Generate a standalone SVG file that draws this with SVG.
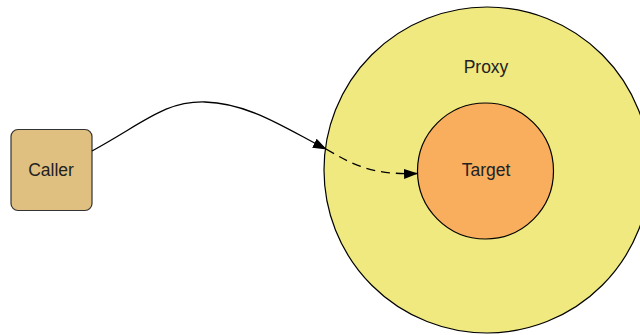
<svg xmlns="http://www.w3.org/2000/svg" width="640" height="335" viewBox="0 0 640 335">
<style>
.lbl{font-family:"Liberation Sans",Arial,sans-serif;font-size:17.5px;fill:#222;text-anchor:middle;dominant-baseline:central}
.edge{fill:none;stroke:#000;stroke-width:1.3}
</style>
<defs>
<marker id="ah" markerWidth="14" markerHeight="10" refX="13" refY="5" orient="auto" markerUnits="userSpaceOnUse">
<path d="M0,0 L14,5 L0,10 z" fill="#000"/>
</marker>
</defs>
<rect width="640" height="335" fill="#fff"/>
<g id="proxy">
<circle cx="487" cy="170" r="163" fill="#EFE97F" stroke="#000" stroke-width="1.2"/>
<text class="lbl" x="486" y="67">Proxy</text>
</g>
<g id="target">
<circle cx="485.5" cy="171" r="68" fill="#F9AE5E" stroke="#000" stroke-width="1.2"/>
<text class="lbl" x="486" y="170">Target</text>
</g>
<g id="caller">
<rect x="11" y="129.5" width="81" height="81" rx="7" fill="#E0C080" stroke="#333" stroke-width="1.2"/>
<text class="lbl" x="51" y="170">Caller</text>
</g>
<g id="connectors">
<path class="edge" d="M92,151 C145,122 165,101 205,102 C250,103 290,131 326,149" marker-end="url(#ah)"/>
<path class="edge" d="M326,149 C352,164 370,175 417,173.5" stroke-dasharray="9,6" marker-end="url(#ah)"/>
</g>
</svg>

________________________________________

Goal
Copy every line of the data exactly as written, excluding the pictures.

Correct response
Generate a standalone SVG file that draws this with SVG.
<svg xmlns="http://www.w3.org/2000/svg" width="640" height="335" viewBox="0 0 640 335">
<style>
.lbl{font-family:"Liberation Sans",Arial,sans-serif;font-size:17.5px;fill:#222;text-anchor:middle;dominant-baseline:central}
.edge{fill:none;stroke:#000;stroke-width:1.3}
</style>
<defs>
<marker id="ah" markerWidth="14" markerHeight="10" refX="13" refY="5" orient="auto" markerUnits="userSpaceOnUse">
<path d="M0,0 L14,5 L0,10 z" fill="#000"/>
</marker>
</defs>
<rect width="640" height="335" fill="#fff"/>
<g id="proxy">
<circle cx="487" cy="170" r="163" fill="#EFE97F" stroke="#000" stroke-width="1.2"/>
<text class="lbl" x="486" y="67">Proxy</text>
</g>
<g id="target">
<circle cx="485.5" cy="171" r="68" fill="#F9AE5E" stroke="#000" stroke-width="1.2"/>
<text class="lbl" x="486" y="170">Target</text>
</g>
<g id="caller">
<rect x="11" y="129.5" width="81" height="81" rx="7" fill="#E0C080" stroke="#333" stroke-width="1.2"/>
<text class="lbl" x="51" y="170">Caller</text>
</g>
<g id="connectors">
<path class="edge" d="M92,151 C145,122 165,101 205,102 C250,103 290,131 326,149" marker-end="url(#ah)"/>
<path class="edge" d="M326,149 C352,164 370,175 417,173.5" stroke-dasharray="9,6" marker-end="url(#ah)"/>
</g>
</svg>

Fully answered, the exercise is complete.